Maud joined the WSPU in 1907 and was first arrested in February 1908 at a demonstration at the House of Commons. She was sentenced to six weeks imprisonment. In June that year, she was sentenced to three months imprisonment - the longest sentence given to a suffragette at that time - in Holloway, noting that the authorities provided a vegetarian diet as many suffragettes, like her, were vegetarian. She also reported, in Votes for Women, that she was allowed a bath once a week, two books a week from the library and that her cell was clean but that lights were turned out at 8pm. The bed, she reported, was lumpy and that she could only see out of the window by standing on her stool. Prisoners were required to scrub their cell floor each morning after breakfast. after that they went to chapel. After four weeks in solitary confinement, prisoners worked together, usually sewing, but talking was forbidden. 

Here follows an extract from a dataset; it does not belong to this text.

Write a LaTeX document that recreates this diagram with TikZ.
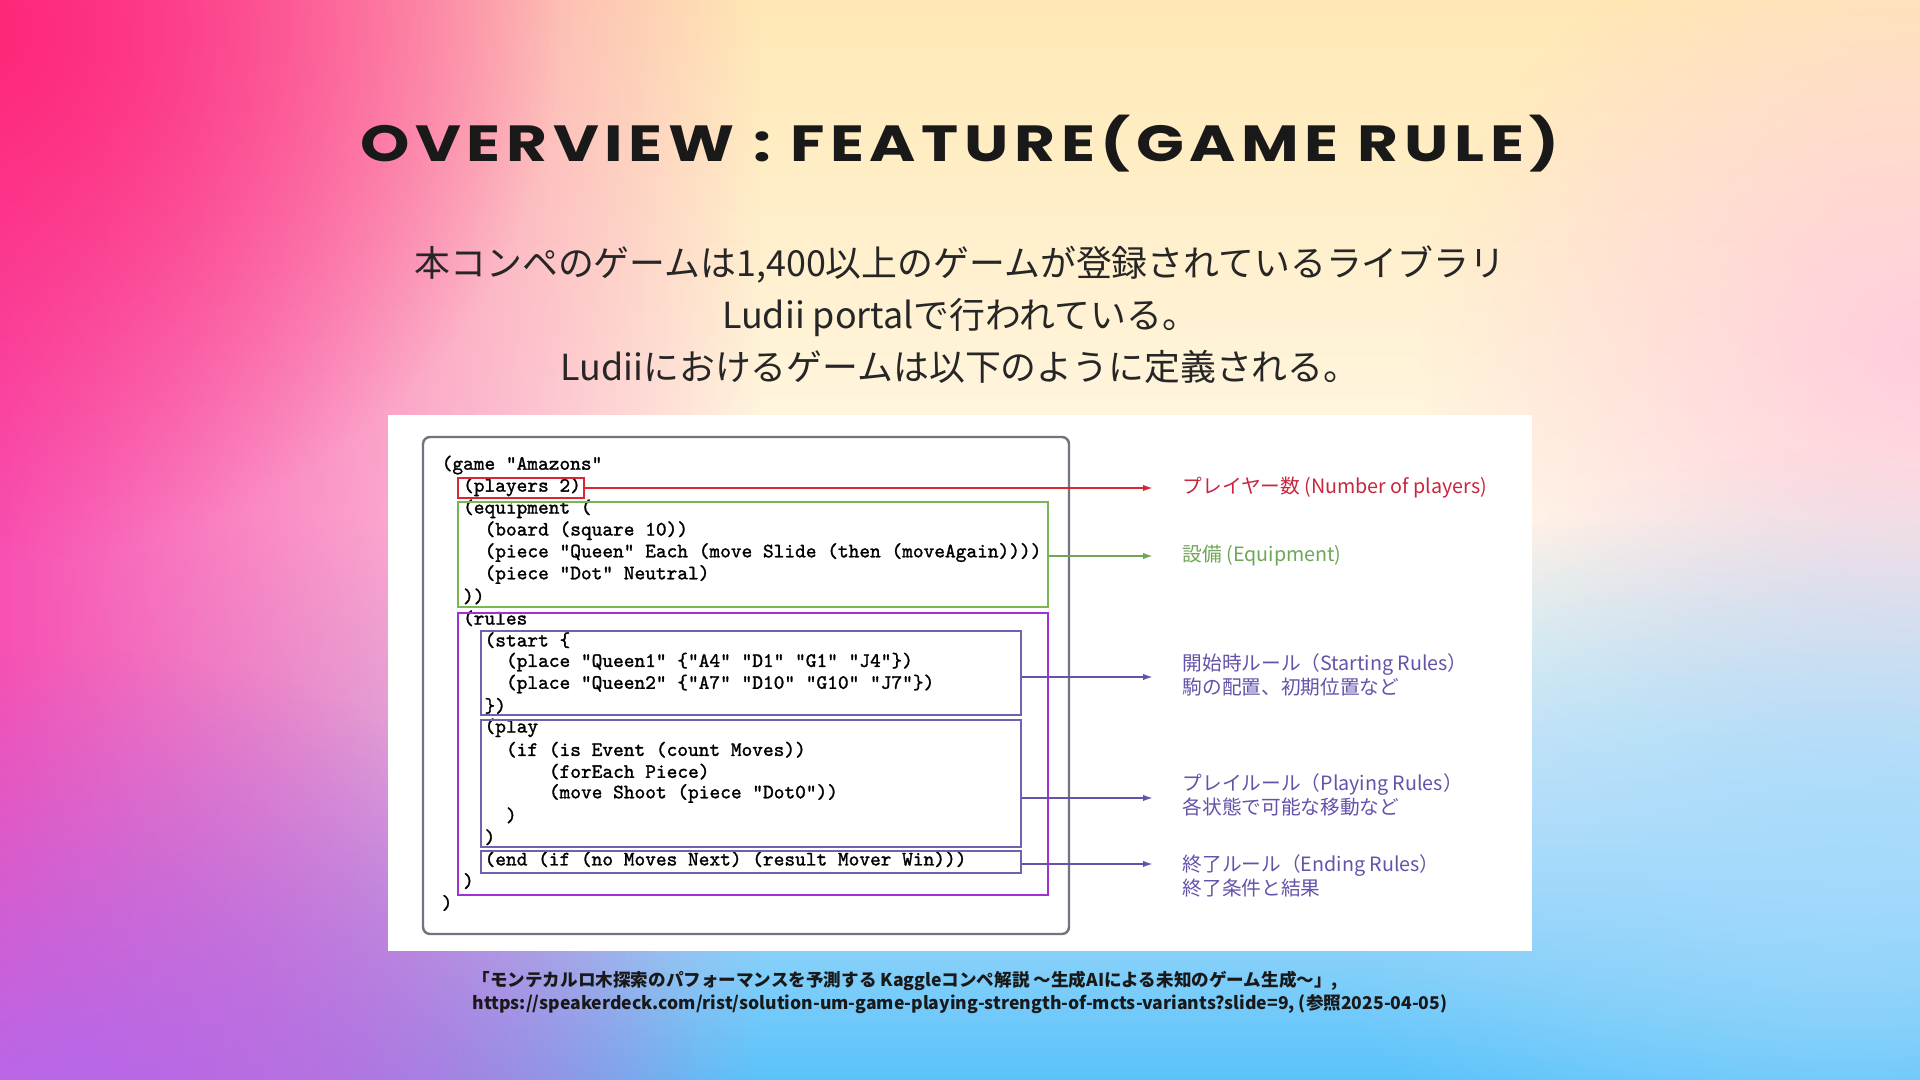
\documentclass[tikz,border=0pt]{standalone}
\usepackage{graphicx}
\usepackage{fontspec}
\usepackage{tikz}
\usetikzlibrary{positioning,fit,arrows.meta,fadings}
\newfontfamily\jp{Noto Sans CJK JP}
\newfontfamily\ttlfont{Poppins}[LetterSpace=9]
\newfontfamily\codefont{lmmono10-regular.otf}[FakeBold=1.4]

\definecolor{bgtop}{RGB}{255,232,180}
\definecolor{bgcream}{RGB}{255,248,232}
\definecolor{bgsky}{RGB}{182,222,250}
\definecolor{bgbot}{RGB}{90,195,250}
\definecolor{pinkL}{RGB}{248,80,178}
\definecolor{hotpink}{RGB}{255,38,118}
\definecolor{purpleB}{RGB}{178,105,238}
\definecolor{lilac}{RGB}{255,196,222}
\definecolor{skyR}{RGB}{165,218,252}
\definecolor{boxred}{RGB}{215,40,52}
\definecolor{boxgreen}{RGB}{122,182,82}
\definecolor{boxmag}{RGB}{160,50,212}
\definecolor{boxblue}{RGB}{112,98,176}
\definecolor{boxgray}{RGB}{112,116,126}
\definecolor{labred}{RGB}{200,38,62}
\definecolor{labgreen}{RGB}{112,166,88}
\definecolor{labpurple}{RGB}{102,82,170}

\tikzfading[name=fadeR, left color=transparent!0, right color=transparent!100]
\tikzfading[name=glow, inner color=transparent!0, outer color=transparent!100]

\tikzset{
  code/.style={anchor=west, inner sep=0pt, font=\codefont\fontsize{5.8pt}{6pt}\selectfont},
  lab/.style={anchor=west, align=left, inner sep=0pt, font=\jp\fontsize{5.6pt}{6.8pt}\selectfont},
  part/.style={draw, inner sep=0pt, line width=0.6pt},
  ptr/.style={-{Latex[length=2.8pt,width=1.8pt]}, line width=0.5pt}
}

\begin{document}
\begin{tikzpicture}[x=0.01cm, y=-0.01cm]
\useasboundingbox (0,0) rectangle (1920,1080);
% background
\shade[top color=bgtop, bottom color=bgcream] (0,0) rectangle (1920,520);
\shade[top color=bgcream, bottom color=bgsky] (0,519) rectangle (1920,820);
\shade[top color=bgsky, bottom color=bgbot] (0,819) rectangle (1920,1080);
\fill[lilac, opacity=.8, path fading=glow] (1420,-100) rectangle (2420,800);
\fill[skyR, opacity=.8, path fading=glow] (1300,450) rectangle (2400,1250);
\fill[pinkL, path fading=fadeR] (0,0) rectangle (760,1080);
\fill[purpleB, path fading=glow] (-600,650) rectangle (700,1600);
\fill[hotpink, path fading=glow] (-600,-500) rectangle (560,560);

% title and text
\node[font=\ttlfont\bfseries, text=black!90] (ttl) at (960,144)
  {\resizebox{341pt}{13.2pt}{OVERVIEW : FEATURE(GAME RULE)}};
\node[align=center, font=\jp\fontsize{10.2pt}{14.8pt}\selectfont, text=black!85] (intro) at (960,315)
  {本コンペのゲームは1,400以上のゲームが登録されているライブラリ\\
   Ludii portalで行われている。\\
   Ludiiにおけるゲームは以下のように定義される。};

% figure panel
\fill[white] (388,415) rectangle (1532,951);
\draw[boxgray, line width=0.7pt, rounded corners=2pt] (423,437) rectangle (1069,934);

\node[code] (c1)  at (441,465)   {(game “Amazons”};
\node[code] (c2)  at (462.4,486.9) {(players 2)};
\node[code] (c3)  at (462.4,508.8) {(equipment (};
\node[code] (c4)  at (483.9,530.7) {(board (square 10))};
\node[code] (c5)  at (483.9,552.6) {(piece “Queen” Each (move Slide (then (moveAgain))))};
\node[code] (c6)  at (483.9,574.5) {(piece “Dot” Neutral)};
\node[code] (c7)  at (462.4,596.4) {))};
\node[code] (c8)  at (462.4,618.3) {(rules};
\node[code] (c9)  at (483.9,640.2) {(start \{};
\node[code] (c10) at (505.3,662.1) {(place “Queen1” \{“A4” “D1” “G1” “J4”\})};
\node[code] (c11) at (505.3,684)   {(place “Queen2” \{“A7” “D10” “G10” “J7”\})};
\node[code] (c12) at (483.9,705.9) {\})};
\node[code] (c13) at (483.9,727.8) {(play};
\node[code] (c14) at (505.3,749.7) {(if (is Event (count Moves))};
\node[code] (c15) at (548.2,771.6) {(forEach Piece)};
\node[code] (c16) at (548.2,793.5) {(move Shoot (piece “Dot0”))};
\node[code] (c17) at (505.3,815.4) {)};
\node[code] (c18) at (483.9,837.3) {)};
\node[code] (c19) at (483.9,859.2) {(end (if (no Moves Next) (result Mover Win)))};
\node[code] (c20) at (462.4,881.1) {)};
\node[code] (c21) at (441,903)     {)};

\node[part, boxred, fit={(458,478) (584,498)}] (players) {};
\node[part, boxgreen, fit={(458,502) (1048,607)}] (equip) {};
\node[part, boxmag, line width=0.7pt, fit={(458,613) (1048,895)}] (rules) {};
\node[part, boxblue, fit={(481,631) (1021,715)}] (start) {};
\node[part, boxblue, fit={(481,720) (1021,847)}] (play) {};
\node[part, boxblue, fit={(481,851) (1021,873)}] (finish) {};

% labels
\node[lab, text=labred] (lplayers) at (1182,488) {プレイヤー数 (Number of players)};
\node[lab, text=labgreen] (lequip) at (1182,556) {設備 (Equipment)};
\node[lab, text=labpurple] (lstart) at (1182,675) {開始時ルール（Starting Rules）\\駒の配置、初期位置など};
\node[lab, text=labpurple] (lplay) at (1182,795) {プレイルール（Playing Rules）\\各状態で可能な移動など};
\node[lab, text=labpurple] (lfinish) at (1182,876) {終了ルール（Ending Rules）\\終了条件と結果};

\coordinate (tPl) at (1153,488);
\coordinate (tEq) at (1153,556);
\coordinate (tSt) at (1153,677);
\coordinate (tPy) at (1153,798);
\coordinate (tFi) at (1153,864);
\draw[ptr, boxred] (players.east |- tPl) -- (tPl);
\draw[ptr, labgreen] (equip.east |- tEq) -- (tEq);
\draw[ptr, labpurple] (start.east |- tSt) -- (tSt);
\draw[ptr, labpurple] (play.east |- tPy) -- (tPy);
\draw[ptr, labpurple] (finish.east |- tFi) -- (tFi);

% source
\node[align=left, font=\jp\bfseries\fontsize{5pt}{6.5pt}\selectfont, text=black!90] (cite) at (960,992.5)
  {「モンテカルロ木探索のパフォーマンスを予測する Kaggleコンペ解説 ～生成AIによる未知のゲーム生成～」,\\
   https://speakerdeck.com/rist/solution-um-game-playing-strength-of-mcts-variants?slide=9, (参照2025-04-05)};
\end{tikzpicture}
\end{document}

Maud's detailed account no doubt helped other women prepare for prison life. It also lead to an improvement in conditions for suffragettes who were no longer strip searched, were able to associate more freely and allowed more books. A female doctor was appointed at Holloway due to the rise in women prisoners. This doctor, Mary Gordon, donated money to the WSPU.  

In 1909, Maud was working in Aberdeen and, along with Adela Pankhurst, was arrested in Dundee for interrupting a meeting at Kinnaird Hall held by Winston Churchill, the local MP. Adela hid with a small band of supporters in the attics, throwing items into the hall, whilst Maud galvanised a friendly crowd to rush at the building from the outside. During her ten day imprisonment, Maud became the first women to go on hunger strike in Scotland. 

In 1912, Maud was back in London and arrested for her involvement in the window smashing campaign. She was initially in Holloway but was transferred to Maidstone Prison as the Holloway authorities marked her as a person of some influence who was fomenting trouble. Maud was active in a number of WSPU campaigns during by-elections when she rode on horseback, side-saddle, to promote activities. 

However, after violence escalated to arson in 1913, Maud ended her WSPU activities and supported Sylvia Pankhurst in her establishment of the socialist East London Federation of Suffragettes (ELF).

Maud planted a Thujopsis Dolabrata on 17 June 1910.

Later Life

During World War I, Maud ran an ELF unemployment bureau and also managed an ELF toy factory. After the war she worked with Sylvia on her anti-fascist Ethiopian campaign. Sylvia said Maud was 'self-effacing'. Maud lived at Mouse Cottage, Steyning, until her death in 1947. She left legacies to Sylvia and fellow suffragette (who also planted a tree in the Blathwayt plantation) Katherine Douglas-Smith as well as Girton College.  

Quote

"What one finds on joining the WSPU is, that one is brought into contact with a great number of people whose ideals are the same as one's own, and that the isolation and the reproach are things of the past." Maud Joachim interview in Votes for Women, 1908.